Nella foresta sono racchiusi altri luoghi legati alla leggenda: la Valle senza Ritorno, la tomba di Merlino, la fonte della giovinezza, e l’Hotié de Vivianne (il castello della Dama del Lago). Le leggende arturiane nella tradizione bretone sono fortemente radicate: il nome Lancelot (Lancillotto) significa “vagabondo” in bretone. La valle senza ritorno non si chiama così a caso: ivi Vivianne imprigionava i mariti infedeli che si erano avventurati in questo luogo. 
 
 
 
 
2) Bastei (Germania) 
Bastei è una formazione rocciosa: alta 194 metri domina il fiume Elba nei pressi delle montagne di sabbia dell’Elba della Germania. Le rocce frastagliate del Bastei sono state formate dall’erosione dell’acqua più di un milione di anni fa e sono situate ad un’altitudine di 305 metri sul livello del mare.  
Zona conosciuta per l’arrampicata e l’escursionismo, si estende oltre i confini tedeschi verso la Svizzera boema. Nel 1824 venne costruito un ponte di legno per unire alcune delle rocce per i turisti. Nel 1851 venne sostituito dall’attuale Basteibrücke in pietra. Bastei ha ispirato molti artisti famosi: uno su tutti Caspar David Friedrich che dipinse Felsenschlucht. 
Il nome stesso di Bastei (“bastione”) indica l’inclusione delle ripide rocce torreggianti nel vecchio anello difensivo attorno al castello di Neurathen. 
 
 
 
 
1) La Sacra di San Michele (Italia) 
La Sacra di San Michele ovvero l’Abbazia di San Michele della Chiusa, chiamata Sagra di San Michele nella parlata locale, è un complesso architettonico arroccato sulla vetta del monte Pirchiriano, all’imbocco della val di Susa. E’ la prima tappa in territorio italiano lungo la via Francigena. Già in epoca romana fu qui presente un presidio militare, vedetta presso la via Cozia verso le Gallie.  
Rimane una lapide in memoria di una delle famiglie romane che vi abitarono. La data di costruzione del complesso viene identificata tra il 983-987: le fonti più certe parlano del tempo di san Giovanni Vincenzo, arcivescovo di Ravenna qui ritiratosi a una vita eremitica.  
Secondo la leggenda, l’ex arcivescovo ebbe la visione dello stesso Arcangelo Michele, che ordinò di erigere tale santuario.

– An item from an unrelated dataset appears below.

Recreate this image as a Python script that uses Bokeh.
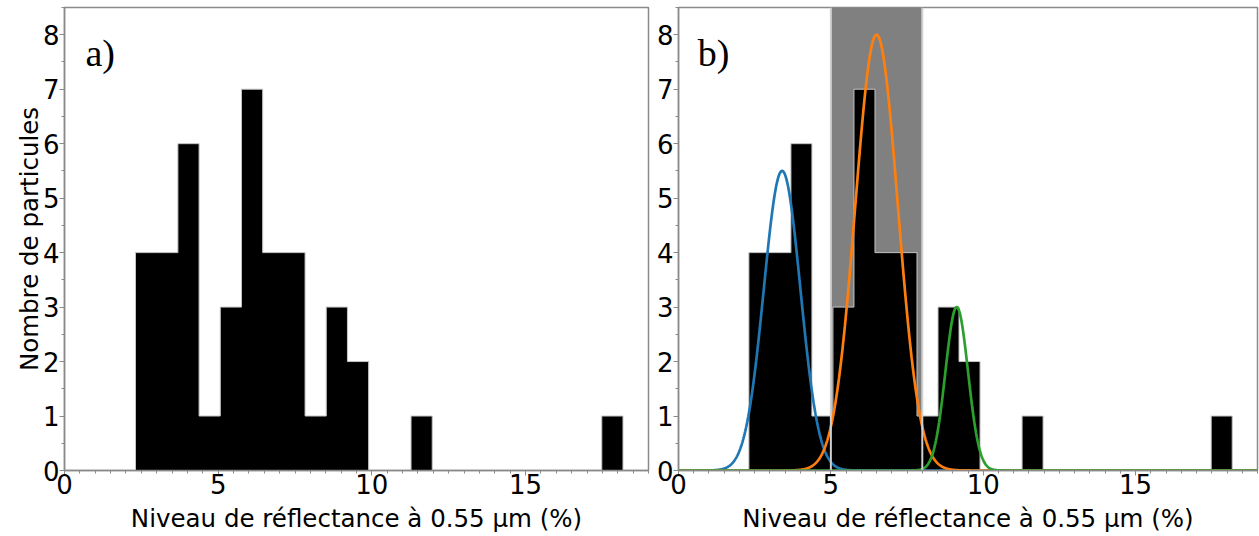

Gli stessi angeli avrebbero consacrato la cappella: di notte fu vista dalla popolazione come “avvolta” da un grande fuoco.  
A metà dell’XI secolo, la struttura fu affidata ai Benedettini, che ne svilupparono il significato spiritual: davano qui asilo ai pellegrini e protezione alle popolazioni della zona. La foresteria, staccata dal monastero, accoglieva numerosi pellegrini che percorrevano la via Francigena passante per il Moncenisio.  
Nel 1803, Pio VII sciolse il Collegio dei Canonici della Sacra su pressione di Napoleone: lo stesso pontefice ristabilì il Collegio dopo il suo ritorno dalla prigionia francese. Nel 1980 Umberto Eco si ispirò parzialmente a questa abbazia benedettina per ambientare il suo più celebre romanzo, Il nome della rosa.  
Il 24 gennaio 2018, a causa di un cortocircuito, una parte del tetto del monastero si è incendiata.